Tras días de danzas y otros eventos como el Combate Naval en el Río Grijalva —donde se recuerdan las batallas entre españoles y nativos chiapanecos—, la Fiesta Grande llega a su fin con la entrega de la imagen de San Sebastián Mártir al nuevo mayordomo o prioste —quien la custodiará durante un año— y una misa que se oficia en la iglesia de Santo Domingo de Guzmán, de estilo barroco, donde comunidad y danzantes dan las gracias a los santos.
“La fiesta termina el 23 de enero y el 25 de enero empezamos a prepararnos para la que sigue”, cuenta Guadalupe emocionado y con orgullo. Y es que en más de 300 años nada les ha impedido realizar su ofrenda colectiva. “Hemos danzado lo mismo bajo los escombros de los temblores que de las cenizas del volcán Chichonal. Ni el movimiento zapatista nos pudo detener”, agrega.

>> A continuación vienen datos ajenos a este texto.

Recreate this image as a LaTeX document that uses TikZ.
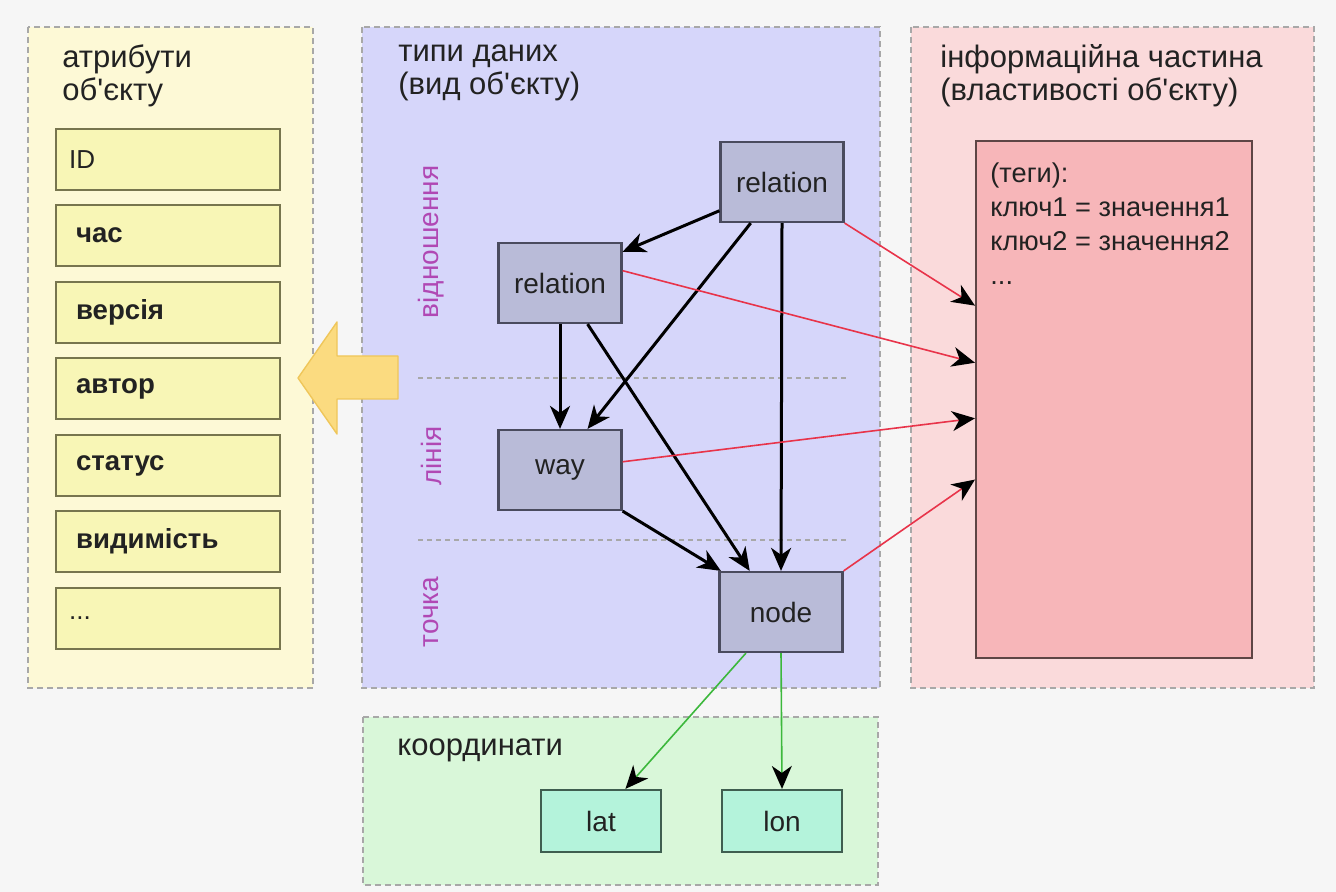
\documentclass[tikz,border=0pt]{standalone}
\usepackage{fontspec}
\setmainfont{Liberation Sans}[Ligatures=TeXOff]
\usetikzlibrary{arrows.meta,calc}
\definecolor{bg}{HTML}{F6F6F6}
\definecolor{ypanel}{HTML}{FDF9D6}
\definecolor{bpanel}{HTML}{D6D6FA}
\definecolor{ppanel}{HTML}{FADADB}
\definecolor{gpanel}{HTML}{D9F7D9}
\definecolor{ybox}{HTML}{F8F6B6}
\definecolor{ybord}{HTML}{77754E}
\definecolor{nbox}{HTML}{B9BBD8}
\definecolor{nbord}{HTML}{4A4B5E}
\definecolor{tbox}{HTML}{F7B6B9}
\definecolor{tbord}{HTML}{5E4545}
\definecolor{cbox}{HTML}{B4F3DB}
\definecolor{cbord}{HTML}{3F5E50}
\definecolor{pbord}{HTML}{A8A8A8}
\definecolor{magl}{HTML}{B048B4}
\definecolor{arrowy}{HTML}{FBDB80}
\definecolor{arrowyb}{HTML}{EFC65A}
\definecolor{redl}{HTML}{E8344A}
\definecolor{greenl}{HTML}{3CB83C}
\definecolor{txt}{HTML}{222222}
\begin{document}
\begin{tikzpicture}[x=0.5pt,y=-0.5pt,
  panel/.style={fill=#1,draw=pbord,line width=0.8pt,dash pattern=on 3pt off 2pt},
  ptitle/.style={anchor=north west,align=left,font=\fontsize{15.5}{16.5}\selectfont,text=txt,inner sep=0pt},
  attrbox/.style={draw=ybord,fill=ybox,line width=1.1pt,minimum width=112pt,minimum height=30.5pt,anchor=north west,text width=92pt,align=left,font=\fontsize{13.8}{15}\selectfont\bfseries,text=txt,inner xsep=10pt},
  attrplain/.style={attrbox,font=\fontsize{13}{15}\selectfont,inner xsep=6.5pt,text width=99pt},
  typebox/.style={draw=nbord,fill=nbox,line width=1.1pt,minimum width=61.5pt,minimum height=40pt,font=\fontsize{14}{16}\selectfont,text=txt},
  coordbox/.style={draw=cbord,fill=cbox,line width=1.1pt,minimum width=60pt,minimum height=31pt,font=\fontsize{14}{16}\selectfont,text=txt},
  vlabel/.style={rotate=90,font=\fontsize{14}{16}\selectfont,text=magl},
  blk/.style={-{Stealth[length=11.5pt,width=10pt,inset=3.5pt]},line width=1.5pt,black},
  redarr/.style={-{Stealth[length=11.5pt,width=10pt,inset=3.5pt,black]},line width=0.8pt,redl},
  grnarr/.style={-{Stealth[length=11.5pt,width=10pt,inset=3.5pt,black]},line width=0.8pt,greenl},
  sep/.style={draw=pbord,line width=0.7pt,dash pattern=on 2.5pt off 2pt}
]
\fill[bg] (0,0) rectangle (1336,892);
\useasboundingbox (0,0) rectangle (1336,892);

% panels
\draw[panel=ypanel] (28,27) rectangle (313,688);
\draw[panel=bpanel] (362,27) rectangle (880,688);
\draw[panel=ppanel] (911,27) rectangle (1314,688);
\draw[panel=gpanel] (363,717) rectangle (878,885);

% titles
\node[ptitle] (t1) at (62,44) {атрибути\\об'єкту};
\node[ptitle] (t2) at (398,44) {типи даних\\(вид об'єкту)};
\node[ptitle] (t3) at (940,44) {інформаційна частина\\(властивості об'єкту)};
\node[ptitle] (t4) at (397,738) {координати};

% attribute boxes
\node[attrplain] (a1) at (55,128) {ID};
\node[attrbox] (a2) at (55,204) {час};
\node[attrbox] (a3) at (55,281) {версія};
\node[attrbox] (a4) at (55,357) {автор};
\node[attrbox] (a5) at (55,434) {статус};
\node[attrbox] (a6) at (55,510) {видимість};
\node[attrplain] (a7) at (55,587) {...};

% big yellow arrow
\draw[fill=arrowy,draw=arrowyb,line width=0.7pt,line join=round]
  (298,378) -- (337,322) -- (337,356) -- (398,356) -- (398,399) -- (337,399) -- (337,434) -- cycle;

% separators
\draw[sep] (418,378) -- (848,378);
\draw[sep] (418,540) -- (848,540);

% vertical labels
\node[vlabel] (v1) at (431,242) {відношення};
\node[vlabel] (v2) at (431,456) {лінія};
\node[vlabel] (v3) at (431,612) {точка};

% type nodes
\node[typebox] (r1) at (782,182) {relation};
\node[typebox] (r2) at (560,283) {relation};
\node[typebox] (w) at (560,470) {way};
\node[typebox] (n) at (781,612) {node};

% tags box
\node[draw=tbord,fill=tbox,line width=1.1pt,minimum width=138pt,minimum height=258.5pt,anchor=north west] (tags) at (975,140) {};
\node[anchor=north west,align=left,inner sep=0pt,font=\fontsize{13.6}{17}\selectfont,text=txt] (tt) at (990,162) {(теги):\\ключ1 = значення1\\ключ2 = значення2\\...};

% coordinate boxes
\node[coordbox] (lat) at (601,821) {lat};
\node[coordbox] (lon) at (782,821) {lon};

% black arrows
\draw[blk] ($(r1.south west)!0.15!(r1.north west)$) -- ($(r2.north east)!0.12!(r2.south east)$);
\draw[blk] ($(r1.south west)!0.25!(r1.south east)$) -- ($(w.north west)!0.72!(w.north east)$);
\draw[blk] (r1.south) -- (n.north);
\draw[blk] (r2.south) -- (w.north);
\draw[blk] ($(r2.south west)!0.72!(r2.south east)$) -- ($(n.north west)!0.25!(n.north east)$);
\draw[blk] (w.south east) -- ($(n.north west)!0.02!(n.north east)$);

% red arrows
\draw[redarr] (r1.south east) -- ($(tags.north west)!0.319!(tags.south west)$);
\draw[redarr] ($(r2.north east)!0.35!(r2.south east)$) -- ($(tags.north west)!0.429!(tags.south west)$);
\draw[redarr] ($(w.north east)!0.4!(w.south east)$) -- ($(tags.north west)!0.536!(tags.south west)$);
\draw[redarr] (n.north east) -- ($(tags.north west)!0.654!(tags.south west)$);

% green arrows
\draw[grnarr] ($(n.south west)!0.22!(n.south east)$) -- ($(lat.north west)!0.7!(lat.north east)$);
\draw[grnarr] (n.south) -- (lon.north);
\end{tikzpicture}
\end{document}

Ni desastres naturales ni movimientos sociales han golpeado esta tradición como lo ha hecho la indiferencia. “Antes de que la Unesco la declarara como Patrimonio Cultural Inmaterial de la Humanidad, no había interés por los parachicos”, lamenta el patrón. Y, aunque ahora los ojos están puestos en ellos, la designación no se ha traducido en apoyo de ningún tipo para esta danza ancestral.
Guadalupe denuncia el afán de lucrar con esta fiesta, así como su distorsión por parte de agentes externos. “Queremos que nos representen, pero que nos representen bien”, afirma. El patrón de los parachicos alza la voz por una tradición que va más allá de una fecha, pues, para el oriundo de Chiapa de Corzo, convertirse en parachico es un proyecto de vida.